Things were going reasonably well, that is, until some drunken fool yells out into one of the many pregnant pauses of this evening, “Play more old stuff. Like ‘Free’!”, seemingly oblivious to the fact that only a few songs back she had done her reconstructed cover of “Satisfaction”, which predates You Are Free by several years. You could feel most of the crowd inwardly shudder, dreading the effect this would have on the rest of the performance. And sure enough, the next song was aborted mid-flight.


“I’m too paranoid to play my new stuff now.”


“We love the new stuff!” Some more supportive soul shouts, desperate to coddle the performer into continuing. But the next song doesn’t quite make it all the way either, and Marshall almost throws her guitar down to go and sit at the piano, where she launches into “I Don’t Blame You”, her meditation on a performer’s (Kurt Cobain?) tenuous relationship with his audience.


Was she saying something here? Was this a pointed reference? Suffice to say that the song was taken almost to completion, providing what seemed to me the most poignant and personal moment of the whole performance. A few bars before the end, Chan turns to the audience and slowly waves goodbye. An awkward bow, a few more waves, then she turns and scratches her back. Another message? Or just a boozy performer with an itchy back?

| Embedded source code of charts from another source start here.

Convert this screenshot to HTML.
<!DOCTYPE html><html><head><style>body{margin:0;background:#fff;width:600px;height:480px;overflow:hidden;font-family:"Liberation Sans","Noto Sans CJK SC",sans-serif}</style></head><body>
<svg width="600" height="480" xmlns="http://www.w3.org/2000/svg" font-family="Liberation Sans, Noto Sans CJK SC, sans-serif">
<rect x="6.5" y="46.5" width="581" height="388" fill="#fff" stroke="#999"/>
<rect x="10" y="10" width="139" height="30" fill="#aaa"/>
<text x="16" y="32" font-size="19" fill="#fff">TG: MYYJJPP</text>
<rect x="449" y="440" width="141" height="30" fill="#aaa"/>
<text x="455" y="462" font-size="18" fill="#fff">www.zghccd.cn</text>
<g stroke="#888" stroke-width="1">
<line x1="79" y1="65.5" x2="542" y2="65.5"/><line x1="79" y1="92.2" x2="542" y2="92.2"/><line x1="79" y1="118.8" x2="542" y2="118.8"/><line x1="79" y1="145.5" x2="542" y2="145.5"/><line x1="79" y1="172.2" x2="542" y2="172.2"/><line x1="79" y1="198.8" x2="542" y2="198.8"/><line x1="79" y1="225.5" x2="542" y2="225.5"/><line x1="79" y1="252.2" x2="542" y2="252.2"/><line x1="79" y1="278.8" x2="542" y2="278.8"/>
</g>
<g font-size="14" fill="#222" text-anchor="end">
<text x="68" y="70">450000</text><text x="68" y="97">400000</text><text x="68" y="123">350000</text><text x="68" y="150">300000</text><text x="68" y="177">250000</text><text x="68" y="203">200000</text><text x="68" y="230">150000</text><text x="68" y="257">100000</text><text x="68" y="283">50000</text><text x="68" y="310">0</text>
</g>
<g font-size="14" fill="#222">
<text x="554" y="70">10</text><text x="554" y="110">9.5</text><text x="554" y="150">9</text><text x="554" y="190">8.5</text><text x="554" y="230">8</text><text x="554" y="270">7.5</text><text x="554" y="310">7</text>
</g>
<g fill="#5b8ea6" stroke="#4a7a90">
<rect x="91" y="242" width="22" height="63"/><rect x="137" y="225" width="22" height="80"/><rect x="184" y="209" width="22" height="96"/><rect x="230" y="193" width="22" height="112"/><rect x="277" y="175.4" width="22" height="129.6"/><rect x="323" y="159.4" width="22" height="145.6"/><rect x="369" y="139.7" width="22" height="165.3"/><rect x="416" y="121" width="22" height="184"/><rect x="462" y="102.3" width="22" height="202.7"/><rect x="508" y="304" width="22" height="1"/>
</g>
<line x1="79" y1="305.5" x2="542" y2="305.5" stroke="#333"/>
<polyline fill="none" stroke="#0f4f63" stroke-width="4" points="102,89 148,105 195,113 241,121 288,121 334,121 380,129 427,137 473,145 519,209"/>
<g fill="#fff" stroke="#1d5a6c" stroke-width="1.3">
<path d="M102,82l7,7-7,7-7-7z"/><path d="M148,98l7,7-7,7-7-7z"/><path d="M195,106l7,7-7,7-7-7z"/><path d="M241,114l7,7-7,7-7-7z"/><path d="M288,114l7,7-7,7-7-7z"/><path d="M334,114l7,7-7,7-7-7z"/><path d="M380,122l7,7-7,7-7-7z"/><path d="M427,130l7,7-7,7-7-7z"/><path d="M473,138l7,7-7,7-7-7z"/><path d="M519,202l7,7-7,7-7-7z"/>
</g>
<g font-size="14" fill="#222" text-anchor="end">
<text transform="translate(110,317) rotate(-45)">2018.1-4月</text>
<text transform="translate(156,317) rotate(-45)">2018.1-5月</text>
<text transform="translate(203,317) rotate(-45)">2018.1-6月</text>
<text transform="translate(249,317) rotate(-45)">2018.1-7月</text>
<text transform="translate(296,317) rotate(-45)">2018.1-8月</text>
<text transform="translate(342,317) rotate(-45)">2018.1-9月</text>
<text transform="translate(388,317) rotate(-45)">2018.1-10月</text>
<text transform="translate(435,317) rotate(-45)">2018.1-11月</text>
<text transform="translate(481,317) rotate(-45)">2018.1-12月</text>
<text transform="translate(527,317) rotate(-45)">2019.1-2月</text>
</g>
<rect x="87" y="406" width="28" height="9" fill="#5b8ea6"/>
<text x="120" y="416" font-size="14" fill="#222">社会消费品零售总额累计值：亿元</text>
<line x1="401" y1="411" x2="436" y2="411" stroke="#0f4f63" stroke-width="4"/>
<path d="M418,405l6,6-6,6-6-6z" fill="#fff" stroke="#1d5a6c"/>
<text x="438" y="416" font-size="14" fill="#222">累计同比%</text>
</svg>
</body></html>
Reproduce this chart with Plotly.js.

We sit around in the dark, waiting to see if we will be denied an encore. The lights are still down and the audience is puzzled. A roadie comes onto the stage, squints into the recesses of the control booth, and shrugs his shoulders. Twenty or so minutes pass by as people begin to leave in a trickle that grows to a flood, leaving only the die-hard to pray that she might just be waiting for all the bastards to leave before delighting the true fans with an intimate finale. By the time the DJ started spinning, you could feel the disappointment seething through their usually disaffected, indie-cool gaze.


And you just knew they were loving it.